— BEGIN Collected data —

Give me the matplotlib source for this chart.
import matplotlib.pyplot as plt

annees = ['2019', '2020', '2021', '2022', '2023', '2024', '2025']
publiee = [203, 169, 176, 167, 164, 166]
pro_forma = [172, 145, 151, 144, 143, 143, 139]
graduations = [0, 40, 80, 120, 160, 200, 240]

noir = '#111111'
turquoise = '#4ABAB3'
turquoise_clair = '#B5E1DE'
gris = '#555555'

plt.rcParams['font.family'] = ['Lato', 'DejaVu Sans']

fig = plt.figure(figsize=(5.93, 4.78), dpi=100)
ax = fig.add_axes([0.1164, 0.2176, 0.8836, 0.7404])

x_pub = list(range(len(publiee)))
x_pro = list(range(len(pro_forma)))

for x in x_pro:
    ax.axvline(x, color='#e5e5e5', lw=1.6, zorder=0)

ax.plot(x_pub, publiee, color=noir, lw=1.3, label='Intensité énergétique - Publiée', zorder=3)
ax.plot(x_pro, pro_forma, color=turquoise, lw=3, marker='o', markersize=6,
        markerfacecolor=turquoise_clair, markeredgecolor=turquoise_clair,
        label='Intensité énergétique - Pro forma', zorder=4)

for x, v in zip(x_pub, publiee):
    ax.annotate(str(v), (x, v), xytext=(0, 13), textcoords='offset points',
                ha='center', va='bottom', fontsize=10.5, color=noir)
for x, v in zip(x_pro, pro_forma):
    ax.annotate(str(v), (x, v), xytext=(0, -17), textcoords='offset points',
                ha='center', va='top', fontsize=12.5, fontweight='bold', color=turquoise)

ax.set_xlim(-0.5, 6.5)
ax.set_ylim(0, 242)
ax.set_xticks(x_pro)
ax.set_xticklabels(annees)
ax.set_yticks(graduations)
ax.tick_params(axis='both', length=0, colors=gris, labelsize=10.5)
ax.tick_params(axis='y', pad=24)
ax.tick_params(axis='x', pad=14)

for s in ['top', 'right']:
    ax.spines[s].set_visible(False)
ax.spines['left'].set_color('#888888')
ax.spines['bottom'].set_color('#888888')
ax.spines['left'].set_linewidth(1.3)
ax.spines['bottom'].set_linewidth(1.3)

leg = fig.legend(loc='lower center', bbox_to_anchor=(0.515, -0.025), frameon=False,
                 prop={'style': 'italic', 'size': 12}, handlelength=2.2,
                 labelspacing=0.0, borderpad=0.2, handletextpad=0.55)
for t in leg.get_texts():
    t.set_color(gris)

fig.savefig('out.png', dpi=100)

— END Collected data —

**Work to complete**
Print from the first line through the line that contains "fontsize=12.5, fontweight='bold', color=turquoise)", please, including both, and leave out every line outside that stretch.

**Response**
Give me the matplotlib source for this chart.
import matplotlib.pyplot as plt

annees = ['2019', '2020', '2021', '2022', '2023', '2024', '2025']
publiee = [203, 169, 176, 167, 164, 166]
pro_forma = [172, 145, 151, 144, 143, 143, 139]
graduations = [0, 40, 80, 120, 160, 200, 240]

noir = '#111111'
turquoise = '#4ABAB3'
turquoise_clair = '#B5E1DE'
gris = '#555555'

plt.rcParams['font.family'] = ['Lato', 'DejaVu Sans']

fig = plt.figure(figsize=(5.93, 4.78), dpi=100)
ax = fig.add_axes([0.1164, 0.2176, 0.8836, 0.7404])

x_pub = list(range(len(publiee)))
x_pro = list(range(len(pro_forma)))

for x in x_pro:
    ax.axvline(x, color='#e5e5e5', lw=1.6, zorder=0)

ax.plot(x_pub, publiee, color=noir, lw=1.3, label='Intensité énergétique - Publiée', zorder=3)
ax.plot(x_pro, pro_forma, color=turquoise, lw=3, marker='o', markersize=6,
        markerfacecolor=turquoise_clair, markeredgecolor=turquoise_clair,
        label='Intensité énergétique - Pro forma', zorder=4)

for x, v in zip(x_pub, publiee):
    ax.annotate(str(v), (x, v), xytext=(0, 13), textcoords='offset points',
                ha='center', va='bottom', fontsize=10.5, color=noir)
for x, v in zip(x_pro, pro_forma):
    ax.annotate(str(v), (x, v), xytext=(0, -17), textcoords='offset points',
                ha='center', va='top', fontsize=12.5, fontweight='bold', color=turquoise)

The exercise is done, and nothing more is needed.